The chief executive was unable to confirm whether, as has been reported, Allardyce received a payment upon departing, but was more forthcoming when it came to his emotions surrounding the decision.
“[Do I feel] personally let down? I do,” Glenn said. “I have asked myself a lot about this.
“The easy decision was actually to keep him and tough it out. I do feel let down because I genuinely think for football reasons, he was a really good choice and just what we needed after the Euros.
“Yeah, we knew he was a man of the world, we knew there had been a Panorama programme a few years ago.”
Allardyce denied the allegations regarding illegal payments in that BBC programme, which was screened 10 years ago.
“He was a guy who had a senior position on the League Managers Association, known in the game, we referenced him widely,” Glenn said.
“He’s Sam, he’s loud, he’s brash but he is in the middle of the fairway in terms of behaviour, so I think that the reason I felt let down was I guess the surprise factor of it.”
Glenn confirmed Allardyce “wanted to stay” but the decision was unavoidable following senior-level group meetings before and after seeing him.
It was decided that a parting of ways was “in the best interests of the FA,” with his exit and Gareth Southgate’s interim appointment confirmed on Tuesday evening.
Glenn admits he would still hire Allardyce if the facts were the same as in June, but the “colossal mistake” put paid to his time in charge.
“I think it is important in a crisis to keep a cool head,” Glenn said. “But I did have a reaction on the Monday, thinking ‘I really want to keep Sam.’
“We’ve hired him, we think he is the right guy for the job. His football credentials were good, his leadership credentials were excellent.

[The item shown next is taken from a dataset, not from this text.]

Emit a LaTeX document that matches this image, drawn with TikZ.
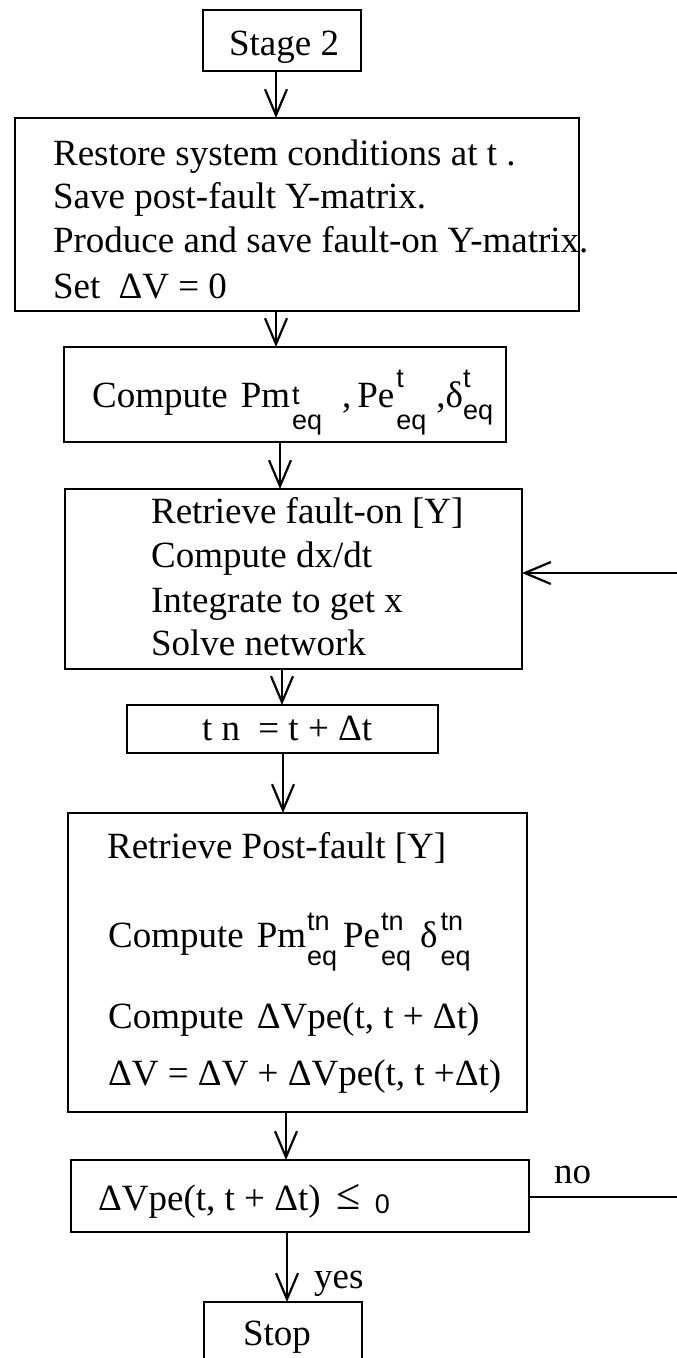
\documentclass[tikz,border=0pt]{standalone}
\usepackage{fontspec}
\setmainfont{Liberation Serif}
\newfontfamily\sansx{Liberation Sans}
\usetikzlibrary{arrows.meta}
\newcommand{\supsubx}[4]{{\sansx\fontsize{27}{27}\selectfont\makebox[0pt][l]{\raisebox{#3}{#1}}\raisebox{-#4}{#2}}}
\begin{document}
\begin{tikzpicture}[x=1pt,y=-1pt,line width=2.2pt,
  box/.style={draw,inner sep=0pt,outer sep=0pt},
  arr/.style={-{Straight Barb[length=26pt,width=22pt]}},
  txt/.style={anchor=base west,inner sep=0pt,font=\fontsize{37}{44}\selectfont}]
\useasboundingbox (0,0) rectangle (677,1358);
\clip (0,0) rectangle (677,1358);
% boxes
\node[box,minimum width=158pt,minimum height=61pt] (stage) at (282,40.5) {};
\node[box,minimum width=564pt,minimum height=193pt] (big) at (297,214.5) {};
\node[box,minimum width=442pt,minimum height=95pt] (compute) at (285,394.5) {};
\node[box,minimum width=457pt,minimum height=180pt] (retrieve) at (293.5,579) {};
\node[box,minimum width=311pt,minimum height=48pt] (tn) at (282.5,729) {};
\node[box,minimum width=459pt,minimum height=299pt] (post) at (297.5,962.5) {};
\node[box,minimum width=458pt,minimum height=72pt] (cond) at (300,1196) {};
\node[box,minimum width=158pt,minimum height=76pt] (stop) at (283,1340) {};
% texts
\node[txt] (tstage) at (228,55) {Stage 2};
\node[txt] (b1) at (52,165) {Restore system conditions at t .};
\node[txt] (b2) at (52,208) {Save post-fault Y-matrix.};
\node[txt] (b3) at (52,252) {Produce and save fault-on Y-matrix.};
\node[txt] (b4) at (52,298) {Set\hspace{9pt} ΔV = 0};
\node[txt] (c1) at (91,407) {Compute\hspace{13pt}Pm\hspace{2pt}\supsubx{t}{eq}{3pt}{22pt}\hspace{20pt},\hspace{6pt}Pe\hspace{2pt}\supsubx{t}{eq}{20pt}{22pt}\hspace{10pt},δ\supsubx{t}{eq}{20pt}{12pt}};
\node[txt] (r1) at (150,523) {Retrieve fault-on [Y]};
\node[txt] (r2) at (150,567) {Compute dx/dt};
\node[txt] (r3) at (150,612) {Integrate to get x};
\node[txt] (r4) at (150,655) {Solve network};
\node[txt] (ttn) at (201,740) {t n\hspace{9pt} = t + Δt};
\node[txt] (p1) at (106,858) {Retrieve Post-fault [Y]};
\node[txt] (p2) at (107,947) {Compute\hspace{13pt}Pm\hspace{1pt}\supsubx{tn}{eq}{17pt}{18pt}\hspace{6pt}Pe\hspace{1pt}\supsubx{tn}{eq}{17pt}{18pt}\hspace{9pt}δ\hspace{3pt}\supsubx{tn}{eq}{17pt}{18pt}};
\node[txt] (p3) at (107,1028) {Compute\hspace{13pt}ΔVpe(t, t + Δt)};
\node[txt] (p4) at (107,1085) {ΔV = ΔV + ΔVpe(t, t +Δt)};
\node[txt] (k1) at (97,1210) {ΔVpe(t, t + Δt)\hspace{16pt}{\fontsize{44}{44}\selectfont\raisebox{1pt}{≤}}\hspace{14pt}{\sansx\fontsize{27}{27}\selectfont\raisebox{-3pt}{0}}};
\node[txt] (tstop) at (242,1345) {Stop};
\node[txt] (lno) at (553,1183) {no};
\node[txt] (lyes) at (313,1288) {yes};
% arrows
\draw[arr] ([xshift=-6pt]stage.south) -- ([xshift=-21pt]big.north);
\draw[arr] ([xshift=-21pt]big.south) -- ([xshift=-9pt]compute.north);
\draw[arr] ([xshift=-5pt]compute.south) -- ([xshift=-13.5pt]retrieve.north);
\draw[arr] ([xshift=-11.5pt]retrieve.south) -- ([xshift=-0.5pt]tn.north);
\draw[arr] ([xshift=0.5pt]tn.south) -- ([xshift=-14.5pt]post.north);
\draw[arr] ([xshift=-11.5pt]post.south) -- ([xshift=-14pt]cond.north);
\draw[arr] ([xshift=-13pt]cond.south) -- ([xshift=4pt]stop.north);
% loop back
\coordinate (fb) at (677,573);
\coordinate (nr) at (677,1197);
\draw[arr] (fb) -- (retrieve.east |- fb);
\draw (cond.east |- nr) -- (nr);
\end{tikzpicture}
\end{document}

“My instinct on Monday was to say, ‘Let’s look at it but let’s see if we can find a way of making it work.’
“But as the events unfolded and in the cold light of day, [we] judge that it was going to be a compromise to the FA.”
Glenn highlighted the importance of the FA being a role model and influencer, along with how keeping Allardyce would be thrown back at them regularly when it came to enforcement and sanctions. He felt the implication that an FA employee would help circumvent their third-party rules was the “pivotal thing.”
“I remember specifically saying to him just after he was hired, ‘Look, we’ve both got to work together. I’ve been at the FA 18 months, you’ve not done an England job, here’s what I’ve learnt,”’ Glenn added.
“Everything you say is going to be under a lot of scrutiny, your decision-making is like doing it in a goldfish bowl and crucially, anything you say to anybody, just feel comfortable that it might be printed the next day.”